إِذَا سَجَدَ أَحَدُكُمْ فَلا يَبْرُكْ كَمَا يَبْرُكُ الْبَعِيرُ وَلْيَضَعْ يَدَيْهِ قَبْلَ رُكْبَتَيْهِ

Apabila salah seorang kalian sujud, maka janganlah mendekam seperti mendekamnya onta, hendaklah meletakkan kedua tangannya lebih dahulu sebelum kedua lututnya. (HR. Abu Dâwud, al-Nasâi, Ahmad dan al-Dârimi)
Kedua hadits ini secara lahiriyah memang seperti bertentangan. Bagi Imam Ahmad, karena kedua cara tersebut masing-masing ada dasar haditsnya maka beliau mempersilahkan untuk dipilih salah satunya dan tidak usah dipertentangkan satu sama lain.

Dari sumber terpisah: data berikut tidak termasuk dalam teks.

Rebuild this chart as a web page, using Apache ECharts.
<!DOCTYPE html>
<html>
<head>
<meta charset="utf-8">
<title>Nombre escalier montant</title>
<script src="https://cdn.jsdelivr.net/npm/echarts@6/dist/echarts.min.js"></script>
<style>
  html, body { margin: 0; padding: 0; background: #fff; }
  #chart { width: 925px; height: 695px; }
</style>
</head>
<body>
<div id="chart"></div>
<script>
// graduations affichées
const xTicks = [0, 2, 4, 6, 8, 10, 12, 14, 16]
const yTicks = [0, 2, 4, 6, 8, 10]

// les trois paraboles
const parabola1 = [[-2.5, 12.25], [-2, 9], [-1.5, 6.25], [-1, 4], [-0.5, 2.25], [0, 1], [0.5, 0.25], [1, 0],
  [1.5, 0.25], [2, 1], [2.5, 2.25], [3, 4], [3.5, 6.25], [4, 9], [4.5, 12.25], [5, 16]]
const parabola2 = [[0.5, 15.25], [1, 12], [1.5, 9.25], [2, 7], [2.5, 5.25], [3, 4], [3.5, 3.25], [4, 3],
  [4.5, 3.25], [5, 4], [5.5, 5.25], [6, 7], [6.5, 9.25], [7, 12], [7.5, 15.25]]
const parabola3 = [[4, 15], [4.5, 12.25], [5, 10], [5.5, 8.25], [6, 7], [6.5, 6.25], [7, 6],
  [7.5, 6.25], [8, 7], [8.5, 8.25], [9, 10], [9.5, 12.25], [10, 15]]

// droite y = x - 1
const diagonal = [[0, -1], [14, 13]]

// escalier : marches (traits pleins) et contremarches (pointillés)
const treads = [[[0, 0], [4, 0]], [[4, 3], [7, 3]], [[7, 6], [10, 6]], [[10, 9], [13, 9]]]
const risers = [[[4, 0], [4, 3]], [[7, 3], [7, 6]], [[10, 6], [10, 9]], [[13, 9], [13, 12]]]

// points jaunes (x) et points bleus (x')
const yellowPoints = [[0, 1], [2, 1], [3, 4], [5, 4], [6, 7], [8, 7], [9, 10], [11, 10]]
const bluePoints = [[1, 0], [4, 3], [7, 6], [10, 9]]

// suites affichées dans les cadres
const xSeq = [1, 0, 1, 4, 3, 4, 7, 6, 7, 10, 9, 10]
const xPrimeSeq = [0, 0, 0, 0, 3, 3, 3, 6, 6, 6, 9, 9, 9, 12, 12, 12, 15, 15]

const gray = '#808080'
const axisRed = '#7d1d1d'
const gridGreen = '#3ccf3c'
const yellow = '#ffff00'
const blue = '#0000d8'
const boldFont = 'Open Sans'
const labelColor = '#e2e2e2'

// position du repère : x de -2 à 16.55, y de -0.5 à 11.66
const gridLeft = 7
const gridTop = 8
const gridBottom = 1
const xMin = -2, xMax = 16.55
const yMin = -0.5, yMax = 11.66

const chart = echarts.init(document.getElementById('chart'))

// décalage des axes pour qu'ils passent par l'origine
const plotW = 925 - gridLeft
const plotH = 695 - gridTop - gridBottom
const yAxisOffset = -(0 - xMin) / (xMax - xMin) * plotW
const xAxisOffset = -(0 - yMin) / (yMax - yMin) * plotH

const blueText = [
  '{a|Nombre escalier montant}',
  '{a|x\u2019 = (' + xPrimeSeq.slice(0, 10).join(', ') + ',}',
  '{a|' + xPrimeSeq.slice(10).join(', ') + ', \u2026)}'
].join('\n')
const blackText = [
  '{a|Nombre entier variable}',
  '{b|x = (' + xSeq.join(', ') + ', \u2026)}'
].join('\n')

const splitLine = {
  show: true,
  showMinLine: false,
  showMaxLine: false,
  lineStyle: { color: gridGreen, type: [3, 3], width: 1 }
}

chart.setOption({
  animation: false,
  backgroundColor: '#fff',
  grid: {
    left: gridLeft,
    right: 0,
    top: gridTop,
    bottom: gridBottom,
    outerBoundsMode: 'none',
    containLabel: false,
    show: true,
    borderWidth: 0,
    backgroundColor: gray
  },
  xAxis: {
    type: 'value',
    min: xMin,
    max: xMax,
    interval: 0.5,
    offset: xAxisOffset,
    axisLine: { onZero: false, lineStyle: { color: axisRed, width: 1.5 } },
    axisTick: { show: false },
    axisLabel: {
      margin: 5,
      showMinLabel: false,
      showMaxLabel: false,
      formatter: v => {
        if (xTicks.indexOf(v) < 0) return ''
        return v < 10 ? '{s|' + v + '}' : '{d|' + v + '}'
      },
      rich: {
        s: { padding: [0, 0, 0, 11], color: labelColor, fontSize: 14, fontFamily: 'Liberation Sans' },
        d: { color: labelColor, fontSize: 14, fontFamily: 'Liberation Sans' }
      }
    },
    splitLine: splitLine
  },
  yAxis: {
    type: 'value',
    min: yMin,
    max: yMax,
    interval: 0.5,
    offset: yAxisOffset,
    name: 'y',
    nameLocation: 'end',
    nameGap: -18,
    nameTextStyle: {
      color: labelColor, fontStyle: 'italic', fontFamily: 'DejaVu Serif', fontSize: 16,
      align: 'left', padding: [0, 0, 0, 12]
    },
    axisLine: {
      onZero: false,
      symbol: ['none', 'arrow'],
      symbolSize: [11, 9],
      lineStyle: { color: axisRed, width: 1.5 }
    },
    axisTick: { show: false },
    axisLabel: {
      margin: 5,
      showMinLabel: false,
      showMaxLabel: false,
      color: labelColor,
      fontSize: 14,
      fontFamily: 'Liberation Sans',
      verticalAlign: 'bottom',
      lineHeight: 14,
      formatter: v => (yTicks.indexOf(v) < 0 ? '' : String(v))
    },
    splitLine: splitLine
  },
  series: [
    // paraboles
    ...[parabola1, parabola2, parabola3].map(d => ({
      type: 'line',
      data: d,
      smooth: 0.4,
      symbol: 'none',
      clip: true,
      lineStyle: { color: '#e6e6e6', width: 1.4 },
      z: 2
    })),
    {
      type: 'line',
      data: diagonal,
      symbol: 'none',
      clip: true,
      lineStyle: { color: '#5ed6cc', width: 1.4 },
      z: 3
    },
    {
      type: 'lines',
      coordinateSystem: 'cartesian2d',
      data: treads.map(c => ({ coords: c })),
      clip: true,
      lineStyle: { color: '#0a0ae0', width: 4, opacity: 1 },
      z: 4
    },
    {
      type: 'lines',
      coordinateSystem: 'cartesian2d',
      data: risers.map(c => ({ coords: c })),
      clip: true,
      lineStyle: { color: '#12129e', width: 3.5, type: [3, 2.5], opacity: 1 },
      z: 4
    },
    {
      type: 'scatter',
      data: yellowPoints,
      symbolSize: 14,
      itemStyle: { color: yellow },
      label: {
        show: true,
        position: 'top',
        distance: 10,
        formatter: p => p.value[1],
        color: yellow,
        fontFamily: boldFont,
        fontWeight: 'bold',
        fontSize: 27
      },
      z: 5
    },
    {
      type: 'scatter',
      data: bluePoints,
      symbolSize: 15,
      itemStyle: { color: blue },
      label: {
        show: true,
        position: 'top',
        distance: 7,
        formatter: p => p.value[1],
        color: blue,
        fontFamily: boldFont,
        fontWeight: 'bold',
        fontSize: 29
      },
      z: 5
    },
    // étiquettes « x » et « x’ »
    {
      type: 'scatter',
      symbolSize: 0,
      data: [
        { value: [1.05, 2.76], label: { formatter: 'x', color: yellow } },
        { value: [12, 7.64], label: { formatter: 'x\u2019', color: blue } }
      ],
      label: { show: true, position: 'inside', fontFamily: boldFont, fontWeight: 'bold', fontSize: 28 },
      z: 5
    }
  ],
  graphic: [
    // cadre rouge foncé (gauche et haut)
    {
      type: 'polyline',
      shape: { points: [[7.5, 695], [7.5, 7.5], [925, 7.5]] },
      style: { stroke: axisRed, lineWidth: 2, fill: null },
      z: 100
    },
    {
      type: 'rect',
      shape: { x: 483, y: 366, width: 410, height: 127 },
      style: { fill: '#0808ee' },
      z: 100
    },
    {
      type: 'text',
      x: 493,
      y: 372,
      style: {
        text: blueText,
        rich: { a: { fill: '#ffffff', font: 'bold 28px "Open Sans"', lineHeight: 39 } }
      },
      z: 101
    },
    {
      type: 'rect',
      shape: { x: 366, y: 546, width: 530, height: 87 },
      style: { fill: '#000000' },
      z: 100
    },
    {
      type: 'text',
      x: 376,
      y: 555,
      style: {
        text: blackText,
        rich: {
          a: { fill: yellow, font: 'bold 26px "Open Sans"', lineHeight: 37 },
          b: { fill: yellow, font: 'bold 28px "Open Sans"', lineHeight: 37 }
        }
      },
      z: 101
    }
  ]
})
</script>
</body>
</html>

Memang bisa jadi Nabi saw melakukan keduanya, misal: beliau mendahulukan lututnya dari pada tangannya ketika masih muda dan kuat bertumpu pada lututnya, namun ketika sudah mulai tua, dan tidak lagi kuat bertumpu pada kedua lututnya, maka beliau mendahulukan kedua tangannya dari pada kedua lututnya.
            Karena keterbatasan ruang, maka kami hanya mampu menyajikan satu metode dalam konsep Mukhtalif al-hadits. Semoga sekelumit tulisan ini mampu menambah wawasan bagi kita, sehingga kita akan semakin menyadari keberagaman yang ada dalam masyarakat. Semoga kita semakin mampu mewujudkan ukhuwah islamiyah.